Step 9: Customize Model Deployment

In the ecsModels section of config-custom.yaml, allow our deployment process to pull the model weights for you.

During the deployment process, LISA will optionally attempt to download your model weights if you specify an optional ecsModels array, this will only work in non ADC regions. Specifically, see the ecsModels section of the example_config.yaml file. Here we define the model name, inference container, and baseImage:

ecsModels:
  - modelName: your-model-name
    inferenceContainer: tgi
    baseImage: ghcr.io/huggingface/text-generation-inference:2.0.1

Step 10: Bootstrap CDK (If Not Already Done)

If you haven't bootstrapped your AWS account for CDK:

make bootstrap

Recommended LiteLLM Configuration Options

While LISA is designed to be flexible, configuring external models requires careful consideration. The following guide provides a recommended minimal setup for integrating various model types with LISA using LiteLLM.

Configuration Overview

This example configuration demonstrates how to set up:

  1. A SageMaker Endpoint
  2. An Amazon Bedrock Model
  3. A self-hosted OpenAI-compatible text generation model
  4. A self-hosted OpenAI-compatible embedding model

Note: Ensure that all endpoints and models are in the same AWS region as your LISA installation.
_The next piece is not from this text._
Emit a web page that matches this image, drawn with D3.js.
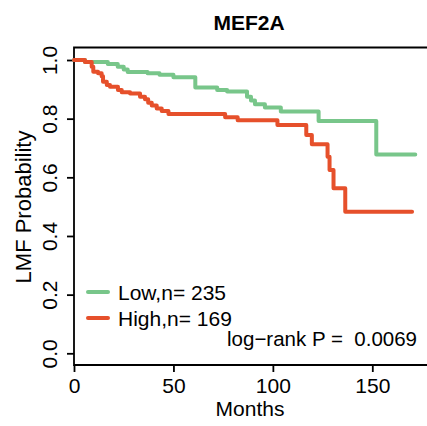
<!DOCTYPE html>
<meta charset="utf-8">
<html>
<head>
  <title>MEF2A</title>
  <script src="https://cdn.jsdelivr.net/npm/d3@7"></script>
  <style>
    body { margin: 0; background: #fff; }
    svg { font-family: 'Liberation Sans', Arial, sans-serif; }
  </style>
</head>
<body>
<script>

  // survival steps
  var lowTimes = [0, 5.5, 17, 22, 25, 27, 37, 43, 50, 61, 72, 77, 87, 89, 91, 96, 104, 123, 152, 171.6];
  var lowSurv  = [1.0, 0.993, 0.986, 0.977, 0.968, 0.959, 0.955, 0.950, 0.941, 0.906, 0.898, 0.893, 0.875, 0.862, 0.849, 0.838, 0.824, 0.792, 0.678, 0.678];

  var highTimes = [0, 5.5, 8.9, 9.7, 12.1, 13.9, 14.6, 16.5, 18.1, 22.1, 24, 28.2, 33.2, 35.7, 37.3, 39.1, 41.6, 44.1, 47.5, 76, 82.3, 102.3, 116.8, 119.6, 127.5, 128.5, 130.5, 136.4, 170];
  var highSurv  = [1.0, 0.993, 0.977, 0.960, 0.955, 0.945, 0.926, 0.915, 0.909, 0.898, 0.890, 0.886, 0.875, 0.866, 0.854, 0.845, 0.835, 0.826, 0.816, 0.805, 0.795, 0.778, 0.744, 0.713, 0.670, 0.625, 0.563, 0.483, 0.483];

  var xTicks = [0, 50, 100, 150];
  var yTicks = [0, 0.2, 0.4, 0.6, 0.8, 1.0];
  var groupNames = ["Low,n= 235", "High,n= 169"];
  var groupColors = ["#78c68a", "#e6502b"];

  var svg = d3.select("body").append("svg")
      .attr("width", 427)
      .attr("height", 426);

  var x = d3.scaleLinear().domain([0, 150]).range([74, 372.3]);
  var y = d3.scaleLinear().domain([0, 1]).range([353.3, 60]);

  //box (right side runs off the picture)
  svg.append("path")
      .attr("d", "M430,47.5H74V365H430")
      .attr("fill", "none")
      .attr("stroke", "#000")
      .attr("stroke-width", 1.8);

  //axes
  var xAxis = svg.append("g")
      .attr("transform", "translate(0,365)")
      .call(d3.axisBottom(x).tickValues(xTicks).tickSize(7).tickPadding(6).tickFormat(d3.format("d")));
  var yAxis = svg.append("g")
      .attr("transform", "translate(74,0)")
      .call(d3.axisLeft(y).tickValues(yTicks).tickSize(7).tickFormat(d3.format(".1f")));

  [xAxis, yAxis].forEach(function (a) {
    a.select(".domain").remove();
    a.selectAll("line").attr("stroke", "#000").attr("stroke-width", 1.8);
    a.selectAll("text").attr("font-size", 21).attr("fill", "#000")
      .attr("font-family", "'Liberation Sans', Arial, sans-serif");
  });

  yAxis.selectAll("text")
      .attr("x", null).attr("dy", null)
      .attr("text-anchor", "middle")
      .attr("transform", "translate(-17,0) rotate(-90)");

  //curves
  var line = d3.line()
      .x(function (d) { return x(d[0]); })
      .y(function (d) { return y(d[1]); })
      .curve(d3.curveStepAfter);

  var curves = [d3.zip(lowTimes, lowSurv), d3.zip(highTimes, highSurv)];

  svg.selectAll(".km")
      .data(curves)
      .enter()
        .append("path")
        .attr("class", "km")
        .attr("d", line)
        .attr("fill", "none")
        .attr("stroke", function (d, i) { return groupColors[i]; })
        .attr("stroke-width", 4)
        .attr("stroke-linejoin", "round")
        .attr("stroke-linecap", "round");

  //legend
  var leg = svg.selectAll(".leg")
      .data(groupNames)
      .enter()
        .append("g")
        .attr("class", "leg")
        .attr("transform", function (d, i) { return "translate(0," + (292 + i * 26) + ")"; });

  leg.append("line")
      .attr("x1", 88).attr("x2", 108)
      .attr("stroke", function (d, i) { return groupColors[i]; })
      .attr("stroke-width", 4)
      .attr("stroke-linecap", "round");

  leg.append("text")
      .attr("x", 118).attr("y", 7.5)
      .attr("font-size", 21)
      .text(function (d) { return d; });

  svg.append("text")
      .attr("x", 417).attr("y", 346)
      .attr("text-anchor", "end")
      .attr("font-size", 20.5)
      .style("white-space", "pre")
      .text("log\u2212rank P =  0.0069");

  //titles
  svg.append("text")
      .attr("x", 249).attr("y", 30)
      .attr("text-anchor", "middle")
      .attr("font-size", 21)
      .attr("font-weight", "bold")
      .text("MEF2A");

  svg.append("text")
      .attr("x", 250).attr("y", 416)
      .attr("text-anchor", "middle")
      .attr("font-size", 21)
      .text("Months");

  svg.append("text")
      .attr("transform", "translate(31,207) rotate(-90)")
      .attr("text-anchor", "middle")
      .attr("font-size", 22)
      .text("LMF Probability");

</script>
</body>
</html>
SageMaker Endpoints and Bedrock Models

LISA supports adding existing SageMaker Endpoints and Bedrock Models to the LiteLLM configuration. As long as these services are in the same region as the LISA installation, LISA can use them alongside any other deployed models.

To use a SageMaker Endpoint:

  1. Install LISA without initially referencing the SageMaker Endpoint.
  2. Create a SageMaker Model using the private subnets of the LISA deployment.
  3. This setup allows the LISA REST API container to communicate with any Endpoint using that SageMaker Model.

SageMaker Endpoints and Bedrock Models can be configured:

  • Statically at LISA deployment time
  • Dynamically using the LISA Model Management API

Important: Endpoints or Models statically defined during LISA deployment cannot be removed or updated using the LISA Model Management API, and they will not show in the Chat UI. These will only show as part of the OpenAI /models API. Although there is support for it, we recommend using the Model Management API instead of the following static configuration.